(TASK PROMPT) Carry none of the pictures over; set down the material below exactly.

-- START OF RECORD EXTRACTS --

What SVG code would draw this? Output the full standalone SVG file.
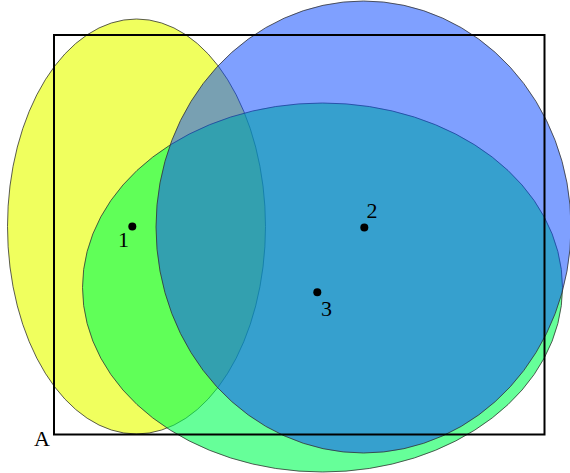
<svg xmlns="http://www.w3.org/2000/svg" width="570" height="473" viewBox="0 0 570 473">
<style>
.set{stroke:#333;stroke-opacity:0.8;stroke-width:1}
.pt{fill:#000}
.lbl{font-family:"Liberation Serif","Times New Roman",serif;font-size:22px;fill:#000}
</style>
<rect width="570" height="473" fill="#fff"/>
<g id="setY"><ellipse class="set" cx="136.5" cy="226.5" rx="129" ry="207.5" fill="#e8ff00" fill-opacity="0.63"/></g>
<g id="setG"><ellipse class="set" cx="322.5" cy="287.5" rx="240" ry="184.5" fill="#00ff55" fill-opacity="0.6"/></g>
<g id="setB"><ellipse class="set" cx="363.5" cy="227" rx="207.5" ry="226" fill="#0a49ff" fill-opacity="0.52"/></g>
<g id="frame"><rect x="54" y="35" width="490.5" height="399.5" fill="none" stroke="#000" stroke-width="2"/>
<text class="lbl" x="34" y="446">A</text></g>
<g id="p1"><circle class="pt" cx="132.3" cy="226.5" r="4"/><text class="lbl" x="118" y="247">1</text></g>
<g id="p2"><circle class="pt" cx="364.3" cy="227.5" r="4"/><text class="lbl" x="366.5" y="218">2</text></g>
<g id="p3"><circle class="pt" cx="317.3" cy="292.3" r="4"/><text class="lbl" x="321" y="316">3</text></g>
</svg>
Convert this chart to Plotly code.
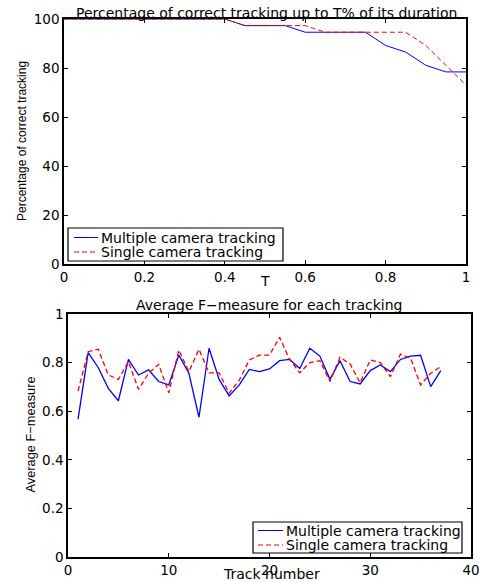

-- END OF RECORD EXTRACTS --

(SOLVED PROBLEM)
What SVG code would draw this? Output the full standalone SVG file.
<svg xmlns="http://www.w3.org/2000/svg" width="570" height="473" viewBox="0 0 570 473">
<style>
.set{stroke:#333;stroke-opacity:0.8;stroke-width:1}
.pt{fill:#000}
.lbl{font-family:"Liberation Serif","Times New Roman",serif;font-size:22px;fill:#000}
</style>
<rect width="570" height="473" fill="#fff"/>
<g id="setY"><ellipse class="set" cx="136.5" cy="226.5" rx="129" ry="207.5" fill="#e8ff00" fill-opacity="0.63"/></g>
<g id="setG"><ellipse class="set" cx="322.5" cy="287.5" rx="240" ry="184.5" fill="#00ff55" fill-opacity="0.6"/></g>
<g id="setB"><ellipse class="set" cx="363.5" cy="227" rx="207.5" ry="226" fill="#0a49ff" fill-opacity="0.52"/></g>
<g id="frame"><rect x="54" y="35" width="490.5" height="399.5" fill="none" stroke="#000" stroke-width="2"/>
<text class="lbl" x="34" y="446">A</text></g>
<g id="p1"><circle class="pt" cx="132.3" cy="226.5" r="4"/><text class="lbl" x="118" y="247">1</text></g>
<g id="p2"><circle class="pt" cx="364.3" cy="227.5" r="4"/><text class="lbl" x="366.5" y="218">2</text></g>
<g id="p3"><circle class="pt" cx="317.3" cy="292.3" r="4"/><text class="lbl" x="321" y="316">3</text></g>
</svg>
Convert this chart to Plotly code.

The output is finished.